Warum der Bauernverband plötzlich mit dem Nabu an einem Strang zieht
Beim Volksantrag "Ländle leben lassen" kämpfen Bauernverband und Naturschutzorganisationen, die sich eigentlich nie besonders grün waren, gemeinsam gegen den Flächenfraß. David Benzin vom Bauernverband Schwäbisch Hall-Hohenlohe-Rems erklärt die Gründe.

Es ist eine Allianz, die bislang kaum vorstellbar schien: Seite an Seite kämpfen Bauernverband und Naturschutzgruppen wie der Nabu - die bislang stets eher durch gegensätzliche Positionen aufgefallen waren - nun gegen den massiven Flächenverbrauch in Baden-Württemberg.
Ein gutes Dutzend Organisationen hat sich zusammengetan und den Volksantrag "Ländle leben lassen" initiiert. Das Ziel: Mit mindestens 40.000 Unterschriften dafür zu sorgen, dass besagte Petition im Landtag debattiert wird - und von der Landesregierung gesetzlich verbindliche Obergrenzen für den Flächenfraß geschaffen werden.
"Allianz in der Tat ungewöhnlich"
Wie denkt der hiesige Bauernverband Schwäbisch Hall-Hohenlohe-Rems, in dem rund 4800 Landwirte organisiert sind, über das Volksbegehren und die ungewöhnliche Partnerschaft, die sich dabei auftut?
Die Allianz zwischen Bauernverband und Nabu sei "in der Tat ungewöhnlich", sagt David Benzin, Pressesprecher der hiesigen Landwirte-Vereinigung, der sich jedoch darüber freut: "Ich finde das sehr zukunftsgewandt, denn es gibt sehr viele Überschneidungspunkte zwischen Naturschutz und Landwirtschaft." Beispielsweise sei etwa der Kampf gegen das Insekten- und Artensterben und für den Erhalt von Biodiversität existenziell wichtig für eine auch in der Zukunft funktionsfähige Landwirtschaft.
Dass Themen wie Ressourcenschonung, Klima- und Artenschutz sowie Generationengerechtigkeit - eigentlich klassisch eher im progressiven politischen Lager verortet - zunehmend auch in der mehrheitlich konservativ geprägten Bauernschaft wichtig werden, ist auch dem Bauernverband-Vertreter nicht entgangen: "Konservativ heißt ja dem Wortlaut nach ,Bewahrend"", so David Benzin.
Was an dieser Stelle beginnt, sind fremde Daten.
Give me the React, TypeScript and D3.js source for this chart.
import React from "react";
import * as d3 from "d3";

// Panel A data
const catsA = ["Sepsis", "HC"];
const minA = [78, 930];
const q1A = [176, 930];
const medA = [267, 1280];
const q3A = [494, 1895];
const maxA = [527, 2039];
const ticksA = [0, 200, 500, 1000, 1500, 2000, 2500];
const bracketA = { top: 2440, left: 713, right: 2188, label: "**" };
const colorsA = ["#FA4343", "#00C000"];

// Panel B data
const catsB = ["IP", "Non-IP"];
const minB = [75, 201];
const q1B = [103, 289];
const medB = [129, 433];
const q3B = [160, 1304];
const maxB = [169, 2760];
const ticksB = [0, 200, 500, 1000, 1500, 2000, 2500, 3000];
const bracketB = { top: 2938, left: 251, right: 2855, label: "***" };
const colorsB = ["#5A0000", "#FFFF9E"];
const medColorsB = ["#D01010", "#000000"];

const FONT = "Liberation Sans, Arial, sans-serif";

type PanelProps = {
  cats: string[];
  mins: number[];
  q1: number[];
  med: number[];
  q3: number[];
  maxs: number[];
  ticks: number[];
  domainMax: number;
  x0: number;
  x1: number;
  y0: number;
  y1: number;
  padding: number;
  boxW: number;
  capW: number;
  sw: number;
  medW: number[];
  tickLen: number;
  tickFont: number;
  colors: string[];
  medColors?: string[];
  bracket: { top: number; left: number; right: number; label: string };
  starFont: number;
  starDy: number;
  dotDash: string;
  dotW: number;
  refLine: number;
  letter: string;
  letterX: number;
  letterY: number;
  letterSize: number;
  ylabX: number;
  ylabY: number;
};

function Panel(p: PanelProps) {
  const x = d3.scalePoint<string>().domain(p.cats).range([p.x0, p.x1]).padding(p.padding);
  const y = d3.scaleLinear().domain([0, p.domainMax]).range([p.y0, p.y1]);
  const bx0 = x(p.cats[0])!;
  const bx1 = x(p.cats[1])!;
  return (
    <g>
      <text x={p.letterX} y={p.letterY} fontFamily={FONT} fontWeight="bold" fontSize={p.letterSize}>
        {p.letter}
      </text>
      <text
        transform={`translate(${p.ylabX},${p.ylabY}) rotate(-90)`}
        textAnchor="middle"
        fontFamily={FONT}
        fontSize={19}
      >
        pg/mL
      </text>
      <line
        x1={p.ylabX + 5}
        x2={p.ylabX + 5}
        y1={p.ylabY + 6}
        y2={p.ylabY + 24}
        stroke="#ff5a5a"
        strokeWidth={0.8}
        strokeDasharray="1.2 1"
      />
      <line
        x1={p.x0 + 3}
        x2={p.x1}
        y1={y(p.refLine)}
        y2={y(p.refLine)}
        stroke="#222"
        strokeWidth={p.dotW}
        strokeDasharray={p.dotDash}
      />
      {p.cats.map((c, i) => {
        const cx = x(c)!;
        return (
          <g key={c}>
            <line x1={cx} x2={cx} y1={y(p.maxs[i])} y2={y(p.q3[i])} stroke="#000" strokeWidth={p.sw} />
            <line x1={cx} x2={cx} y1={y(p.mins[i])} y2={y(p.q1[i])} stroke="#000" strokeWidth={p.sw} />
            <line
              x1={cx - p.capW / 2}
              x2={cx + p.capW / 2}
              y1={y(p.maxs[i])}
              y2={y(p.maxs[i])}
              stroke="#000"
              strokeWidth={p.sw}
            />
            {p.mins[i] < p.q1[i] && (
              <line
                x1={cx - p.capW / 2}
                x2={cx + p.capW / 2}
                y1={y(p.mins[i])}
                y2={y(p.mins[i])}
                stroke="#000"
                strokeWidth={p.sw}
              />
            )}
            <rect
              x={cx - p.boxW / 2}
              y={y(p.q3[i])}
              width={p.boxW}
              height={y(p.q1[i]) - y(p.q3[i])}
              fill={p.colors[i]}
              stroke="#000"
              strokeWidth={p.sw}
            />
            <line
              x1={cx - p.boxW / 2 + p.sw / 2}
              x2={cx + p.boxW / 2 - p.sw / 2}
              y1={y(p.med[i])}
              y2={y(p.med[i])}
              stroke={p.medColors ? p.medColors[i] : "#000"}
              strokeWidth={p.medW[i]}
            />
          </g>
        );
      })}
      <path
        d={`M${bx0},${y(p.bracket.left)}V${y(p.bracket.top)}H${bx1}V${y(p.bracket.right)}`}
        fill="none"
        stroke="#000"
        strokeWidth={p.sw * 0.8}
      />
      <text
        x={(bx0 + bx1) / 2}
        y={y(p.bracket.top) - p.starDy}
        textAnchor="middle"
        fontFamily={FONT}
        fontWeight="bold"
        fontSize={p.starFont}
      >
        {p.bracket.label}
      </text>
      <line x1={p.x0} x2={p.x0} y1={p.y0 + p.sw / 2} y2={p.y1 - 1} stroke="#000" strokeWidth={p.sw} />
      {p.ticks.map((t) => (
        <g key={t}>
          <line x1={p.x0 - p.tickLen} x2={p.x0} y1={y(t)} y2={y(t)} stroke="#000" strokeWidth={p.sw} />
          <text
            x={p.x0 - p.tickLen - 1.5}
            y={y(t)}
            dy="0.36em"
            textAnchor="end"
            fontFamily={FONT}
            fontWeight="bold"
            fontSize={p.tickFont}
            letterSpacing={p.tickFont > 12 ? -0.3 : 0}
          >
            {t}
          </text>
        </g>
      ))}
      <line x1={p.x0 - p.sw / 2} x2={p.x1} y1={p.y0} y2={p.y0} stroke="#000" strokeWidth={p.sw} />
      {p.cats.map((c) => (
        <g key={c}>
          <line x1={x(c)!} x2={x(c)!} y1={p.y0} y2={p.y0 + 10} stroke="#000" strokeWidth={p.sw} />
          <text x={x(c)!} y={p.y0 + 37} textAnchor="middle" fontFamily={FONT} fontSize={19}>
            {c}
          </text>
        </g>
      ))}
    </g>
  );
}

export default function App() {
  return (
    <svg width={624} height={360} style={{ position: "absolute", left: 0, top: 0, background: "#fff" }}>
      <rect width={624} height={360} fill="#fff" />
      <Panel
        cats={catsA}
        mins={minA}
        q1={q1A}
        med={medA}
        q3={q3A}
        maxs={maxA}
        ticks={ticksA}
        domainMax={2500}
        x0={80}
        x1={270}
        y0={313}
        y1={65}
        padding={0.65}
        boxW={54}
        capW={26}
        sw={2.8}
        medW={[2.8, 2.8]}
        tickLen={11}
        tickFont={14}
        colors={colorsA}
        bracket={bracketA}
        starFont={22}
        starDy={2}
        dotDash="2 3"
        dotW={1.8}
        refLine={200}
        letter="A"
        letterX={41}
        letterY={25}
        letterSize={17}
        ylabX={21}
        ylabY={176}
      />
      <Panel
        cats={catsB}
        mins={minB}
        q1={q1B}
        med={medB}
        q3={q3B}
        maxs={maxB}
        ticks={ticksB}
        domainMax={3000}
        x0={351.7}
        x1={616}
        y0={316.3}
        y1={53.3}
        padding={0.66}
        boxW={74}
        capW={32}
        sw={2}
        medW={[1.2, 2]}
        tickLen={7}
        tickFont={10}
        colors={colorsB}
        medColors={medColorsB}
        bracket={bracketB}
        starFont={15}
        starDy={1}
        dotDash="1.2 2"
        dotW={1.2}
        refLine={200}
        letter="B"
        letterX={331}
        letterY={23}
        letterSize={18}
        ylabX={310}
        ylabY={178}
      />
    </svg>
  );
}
Und den Landwirten gehe es schließlich um den Erhalt ihrer Produktionsmittel und Lebensgrundlagen.
Bis zum Frühjahr geht es weiter
Der Volksantrag läuft noch bis April kommenden Jahres. Bis dahin können alle Bürger unterzeichnen. Aus rechtlichen Gründen ist dies nicht direkt online möglich - sondern das Unterschriften-Blatt muss zunächst unter www.laendle-leben-lassen.de heruntergeladen werden. Zudem muss die jeweilige Kommune bestätigen, dass der Unterzeichnende bei Landtagswahlen wahlberechtigt ist. Das Dokument kann dann aber gemailt oder bei einer Sammelstelle abgegeben werden.
"Meine persönliche Hoffnung ist auch, dass das Thema durch die Petition noch mehr in der Gesellschaft ankommt", sagt Benzin. Die Konkurrenz um die verbleibenden Flächen in der Region sei groß. "Versiegelung darf hier nur das letzte Mittel der Wahl sein." Durch Verknappung und Wettstreit erhöhten sich die Pacht- und Verkaufspreise und stellten Landwirte zunehmend vor große Herausforderungen.
Wie das Dilemma zu lösen ist? "Bauen in die Höhe ist ein Stichwort, Wohnungen über Supermärkten oder Parkplätzen", so Benzin. Und: "Sanierung wieder verstärkt in den Blick nehmen." Wie sich die Landwirtschaft verändern muss? "Den Ertrag auf gleicher Fläche steigern, aber das beißt sich mit Forderungen der Gesellschaft." Es brauche jedenfalls mehr Natur- und Artenschutz. "Aber das geht nur, wenn die Kunden auch bereit sind, einen entsprechenden Preis zu zahlen", betont der Verband-Repräsentant.